The SEC said an investigation found that Morgan Stanley misled investors about the delinquency status of loans included in the two securities. In asset-backed securities offerings, federal laws require the disclosure of delinquency information for the mortgage loans serving as collateral, the SEC explained.

The SEC said Morgan Stanley, the second largest U.S. investment bank, knowingly fudged the delinquency numbers as delinquencies were rising especially among subprime loans made to borrowers with weak credit during the height of the housing bubble last decade.
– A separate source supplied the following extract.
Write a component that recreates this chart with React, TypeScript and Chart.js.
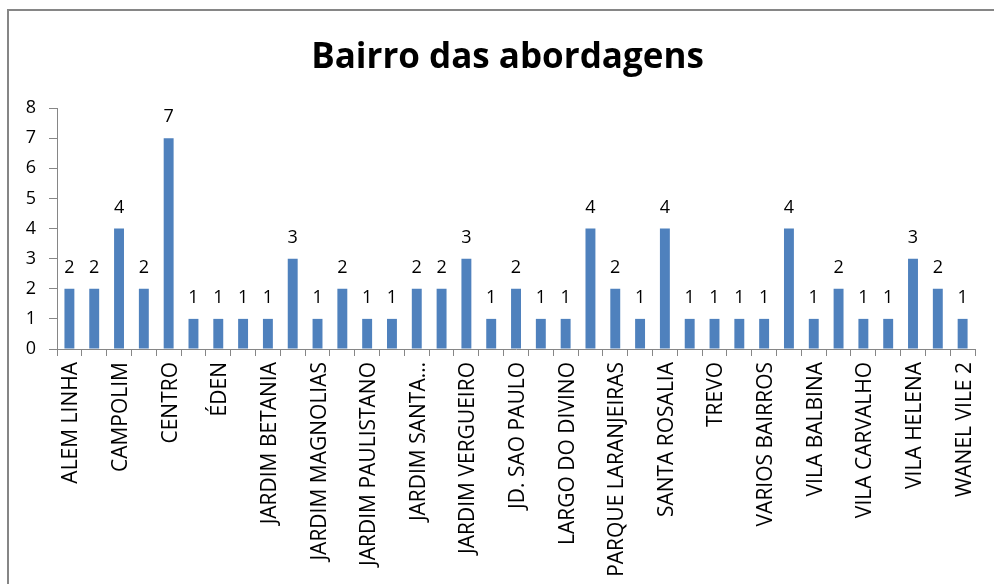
import React, { useEffect, useRef } from "react";
import { Chart, registerables } from "chart.js";

Chart.register(...registerables);

const TITLE = "Bairro das abordagens";

const categories: string[] = [
  "ALEM LINHA", "BOA VISTA", "CAMPOLIM", "CAPUAVA", "CENTRO", "CERRADO", "ÉDEN",
  "HABITETO", "JARDIM BETANIA", "JARDIM GONÇALVES", "JARDIM MAGNOLIAS",
  "JARDIM NOVO MUNDO", "JARDIM PAULISTANO", "JARDIM SANDRA", "JARDIM SANTA…",
  "JARDIM SIMUS", "JARDIM VERGUEIRO", "JD. ITANGUÁ", "JD. SAO PAULO",
  "JULIO DE MESQUITA", "LARGO DO DIVINO", "MANGAL", "PARQUE LARANJEIRAS",
  "PARQUE SÃO BENTO", "SANTA ROSALIA", "SÃO GUILHERME", "TREVO", "VALE DO SOL",
  "VARIOS BAIRROS", "VILA ANGÉLICA", "VILA BALBINA", "VILA BARCELONA",
  "VILA CARVALHO", "VILA FIORI", "VILA HELENA", "VILA LUCY", "WANEL VILE 2",
];

const values: number[] = [
  2, 2, 4, 2, 7, 1, 1, 1, 1, 3, 1, 2, 1, 1, 2, 2, 3,
  1, 2, 1, 1, 4, 2, 1, 4, 1, 1, 1, 1, 4, 1, 2, 1, 1, 3, 2, 1,
];

const yTicks: number[] = [0, 1, 2, 3, 4, 5, 6, 7, 8];

const FONT = "'Open Sans', 'DejaVu Sans', sans-serif";
const AXIS_GRAY = "#868686";
const BAR_BLUE = "#4F81BD";

export default function App() {
  const canvasRef = useRef<HTMLCanvasElement | null>(null);

  useEffect(() => {
    const canvas = canvasRef.current;
    if (!canvas) return;

    const titlePlugin = {
      id: "customTitle",
      afterDraw(chart: any) {
        const ctx = chart.ctx;
        ctx.save();
        ctx.font = `bold 35px ${FONT}`;
        ctx.fillStyle = "#000";
        ctx.textAlign = "center";
        ctx.textBaseline = "alphabetic";
        ctx.fillText(TITLE, 507.5, 67.5);
        ctx.restore();
      },
    };

    const dataLabelPlugin = {
      id: "dataLabels",
      afterDatasetsDraw(chart: any) {
        const ctx = chart.ctx;
        const meta = chart.getDatasetMeta(0);
        ctx.save();
        ctx.font = `18px ${FONT}`;
        ctx.fillStyle = "#000";
        ctx.textAlign = "center";
        ctx.textBaseline = "alphabetic";
        meta.data.forEach((bar: any, i: number) => {
          ctx.fillText(String(values[i]), bar.x, bar.y - 16);
        });
        ctx.restore();
      },
    };

    const chart = new Chart(canvas, {
      type: "bar",
      data: {
        labels: categories,
        datasets: [
          {
            data: values,
            backgroundColor: BAR_BLUE,
            borderWidth: 0,
            barPercentage: 0.8,
            categoryPercentage: 0.5,
          },
        ],
      },
      options: {
        responsive: false,
        animation: false,
        events: [],
        layout: { padding: { top: 108, right: 13, left: 0, bottom: 0 } },
        plugins: {
          legend: { display: false },
          title: { display: false },
          tooltip: { enabled: false },
        },
        scales: {
          x: {
            offset: true,
            grid: {
              offset: true,
              drawOnChartArea: false,
              drawTicks: true,
              tickLength: 7,
              color: AXIS_GRAY,
            },
            border: { color: AXIS_GRAY, width: 1 },
            ticks: {
              autoSkip: false,
              minRotation: 90,
              maxRotation: 90,
              padding: 6,
              labelOffset: 2,
              color: "#000",
              font: { family: FONT, size: 21 },
              callback: (_v: any, i: number) => (i % 2 === 0 ? categories[i] : ""),
            },
            afterFit: (scale: any) => {
              scale.height = 235;
            },
          },
          y: {
            min: 0,
            max: 8,
            afterBuildTicks: (scale: any) => {
              scale.ticks = yTicks.map((v) => ({ value: v }));
            },
            grid: {
              drawOnChartArea: false,
              drawTicks: true,
              tickLength: 8,
              color: AXIS_GRAY,
            },
            border: { color: AXIS_GRAY, width: 1 },
            ticks: {
              padding: 13,
              color: "#000",
              font: { family: FONT, size: 18 },
            },
            afterFit: (scale: any) => {
              scale.width = 57;
            },
          },
        },
      },
      plugins: [titlePlugin, dataLabelPlugin],
    });

    return () => chart.destroy();
  }, []);

  return (
    <div
      style={{
        position: "absolute",
        left: 0,
        top: 0,
        width: 994,
        height: 584,
        overflow: "hidden",
        background: "#fff",
      }}
    >
      <div
        style={{
          position: "absolute",
          left: 7,
          top: 9,
          width: 1020,
          height: 700,
          border: `2px solid ${AXIS_GRAY}`,
          boxSizing: "border-box",
        }}
      />
      <canvas
        ref={canvasRef}
        width={994}
        height={584}
        style={{ position: "absolute", left: 0, top: 0, width: 994, height: 584 }}
      />
    </div>
  );
}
“The delinquency status of mortgage loans in an RMBS securitization is vital information to investors because those loans are the primary source of funds by which they potentially can recover and profit from their investments,” Michael Osnato, chief of the SEC Enforcement Division’s Complex Financial Instruments Unit, said.  “Morgan Stanley understated the number of delinquent loans behind these securitizations during a critical juncture of the financial crisis and denied investors the full extent of the facts necessary to make informed investment decisions.”

A Morgan Stanley spokesman said the firm had no comment on the settlement, but noted that the deal was disclosed to shareholders in a regulatory filing earlier this year in which the bank acknowledged putting aside reserves to pay the fine.

Morgan Stanley did not admit or deny guilt under the terms of the settlement.

The RMBS in question had a total value of $2.5 billion and were the last subprime mortgage-backed securities packaged and sold by Morgan Stanley, according to the SEC’s statement.

The SEC found that in documents targeting potential investors Morgan Stanley greatly downplayed the rate of delinquencies on loans in included in the RMBS. The firm allegedly said less than 1% of loans included in one of the securities had been delinquent at some point since the loans were originated when the delinquency rate was actually around 17%.

The SEC said all of the fine will be placed in a Fair Fund so that it can be returned to harmed investors.